To climb the mountain of the Lord we need clean hands and a pure heart. Throughout scripture we learn of the ways in which our hands are not innocent, are not raised in God’s worship and glory, and also how God rewards “clean hands.”

  • Ps 24:3-4: Who may climb the mountain of the Lord? He who has clean hands and a pure heart… Such is the generation that seek him. Seek the face of the God of Jacob.
  • Dt 4:28: They shall serve gods that are the work of human hands.
  • Ps 18:21: The Lord acknowledged my righteousness, rewarded my clean hands.
  • Ps 26:6: I will wash my hands in innocence.
  • Ps 26:10: in whose hands there is a plot
  • Ps 28:2: I lift up my hands toward your holy place
  • Ps 28:4: Repay them for their deeds, for the evil that they do. For the work of their hands repay them.
  • Ps 44:21: stretched out our hands to another god
  • Ps 58:3: Your hands dispense violence to the earth.
  • Prb 6:17: hands that shed innocent blood
  • Prv 31:20: She reaches out her hands to the poor.
  • Sirach 38:10: Flee wickedness and purify your hands.
  • Sirach 51:20: for I purified my hands
  • Is 1:15: Your hands are full of blood!
  • Is 2:8: They bow down to the work of their hands
  • Zech 14:13: Their hands will be raised against each other

My sin is ever before me

It is a gift of God that we are given the grace of memory, of not forgetting. In Psalm 51:3 the Psalmist says that “my sin is ever before me.” In other words, he carries the memory of his transgressions and weakness with him as he goes forward in life.

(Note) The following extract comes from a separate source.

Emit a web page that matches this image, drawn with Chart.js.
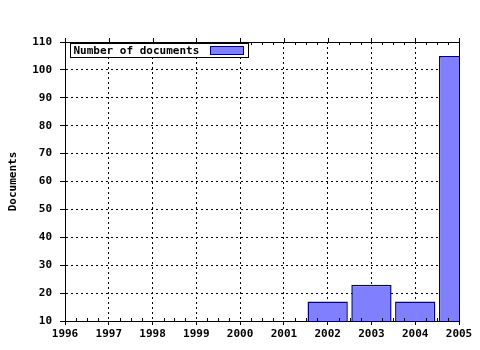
<!DOCTYPE html>
<html>
<head>
<meta charset="utf-8">
<script src="https://cdn.jsdelivr.net/npm/chart.js@4/dist/chart.umd.min.js"></script>
<style>
  html, body { margin: 0; padding: 0; background: #fff; }
  #wrap { width: 480px; height: 350px; }
</style>
</head>
<body>
<div id="wrap"><canvas id="docChart"></canvas></div>
<script>
const years = ['1996', '1997', '1998', '1999', '2000', '2001', '2002', '2003', '2004', '2005'];
const documents = [0, 0, 0, 0, 0, 0, 17, 23, 17, 105];
const seriesName = 'Number of documents';
const yTitle = 'Documents';
const yMin = 10, yMax = 110, yStep = 10;

Chart.defaults.font.family = 'DejaVu Sans Mono';
Chart.defaults.font.size = 11;
Chart.defaults.font.weight = 'bold';
Chart.defaults.color = '#000';

// box round the plot, ticks on the top edge, small inner ticks, legend inside
const frame = {
    id: 'frame',
    afterDraw(chart) {
        const ctx = chart.ctx;
        const a = chart.chartArea;
        const x = chart.scales.x;
        ctx.save();
        ctx.strokeStyle = '#000';
        ctx.lineWidth = 1;
        ctx.setLineDash([]);
        ctx.strokeRect(Math.round(a.left) + 0.5, Math.round(a.top) + 0.5,
            Math.round(a.right - a.left), Math.round(a.bottom - a.top));
        ctx.beginPath();
        for (let i = 0; i < years.length; i++) {
            const px = Math.round(x.getPixelForValue(i)) + 0.5;
            ctx.moveTo(px, a.top - 4);
            ctx.lineTo(px, a.top);
            if (i < years.length - 1) {
                for (let q = 1; q < 4; q++) {
                    const mx = Math.round(x.getPixelForValue(i + q / 4)) + 0.5;
                    ctx.moveTo(mx, a.top);
                    ctx.lineTo(mx, a.top + 3);
                    ctx.moveTo(mx, a.bottom);
                    ctx.lineTo(mx, a.bottom - 3);
                }
            }
        }
        ctx.stroke();

        // legend
        const ds = chart.data.datasets[0];
        ctx.font = 'bold 11px "DejaVu Sans Mono"';
        const tw = ctx.measureText(seriesName).width;
        const bx = Math.round(a.left) + 5.5, by = Math.round(a.top) + 1.5;
        const bw = Math.round(tw) + 52, bh = 14;
        ctx.fillStyle = '#fff';
        ctx.fillRect(bx, by, bw, bh);
        ctx.strokeRect(bx, by, bw, bh);
        ctx.fillStyle = '#000';
        ctx.textBaseline = 'middle';
        ctx.fillText(seriesName, bx + 3, by + bh / 2 + 1);
        ctx.fillStyle = ds.backgroundColor;
        ctx.strokeStyle = ds.borderColor;
        ctx.lineWidth = 1;
        ctx.fillRect(bx + bw - 38, by + 3, 33, 8);
        ctx.strokeRect(bx + bw - 38, by + 3, 33, 8);
        ctx.restore();
    }
};

new Chart(document.getElementById('docChart'), {
    type: 'bar',
    data: {
        labels: years,
        datasets: [{
            label: seriesName,
            data: documents,
            backgroundColor: '#8080ff',
            borderColor: '#000080',
            borderWidth: 1.5,
            borderSkipped: 'start',
            inflateAmount: 0,
            categoryPercentage: 0.92,
            barPercentage: 1
        }]
    },
    options: {
        responsive: true,
        maintainAspectRatio: false,
        animation: false,
        layout: { padding: { left: 0, top: 42, right: 21, bottom: 0 } },
        plugins: {
            legend: { display: false },
            tooltip: { enabled: false }
        },
        scales: {
            x: {
                offset: false,
                grid: {
                    offset: false,
                    color: '#000',
                    lineWidth: 1,
                    tickBorderDash: [],
                    tickColor: '#000',
                    tickLength: 4
                },
                border: { display: true, color: '#000', width: 1, dash: [2, 3] },
                ticks: { padding: 3, maxRotation: 0, autoSkip: false },
                afterFit: scale => { scale.height = 29; }
            },
            y: {
                min: yMin,
                max: yMax,
                grid: {
                    color: '#000',
                    lineWidth: 1,
                    tickBorderDash: [],
                    tickColor: '#000',
                    tickLength: 5
                },
                border: { display: true, color: '#000', width: 1, dash: [2, 3] },
                ticks: { stepSize: yStep, padding: 8 },
                title: {
                    display: true,
                    text: yTitle,
                    padding: { top: 7, bottom: 0 }
                },
                afterFit: scale => { scale.width = 65; }
            }
        }
    },
    plugins: [frame]
});
</script>
</body>
</html>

How does the Word of God encourage us to remember our past? I like to think of Zacchaeus the tax collector who threw a party after he answered the call of Jesus and received the forgiveness of his sins. To that party, he invited his fellow tax collectors and sinners. Zacchaeus knew what his life had been, who he had become. For the rest of his life, he probably met on the streets those he had cheated. He realized that what he possessed was at the cost of overtaxing his neighbors. Yet I do not imagine him hanging his head in shame for the rest of his life, withdrawing himself from the other disciples. Zacchaeus also knew that he was chosen, wanted, seen, loved, understood by Jesus just as he was. In that moment of being known by God, he desired to commit his life to him. Zacchaeus’ life was one piece. It was beautiful to God and now at last, in all its shadows and glory, his life was beautiful to him.

Jesus, I commit my entire self to you, every moment of my life, every breath, every thought, every desire, every word, every action. Break through my ignorance, my blindness, my unwillingness. Attract me so strongly to yourself that in a short time I will find myself renewed, created anew, and transformed in surprising ways. Amen.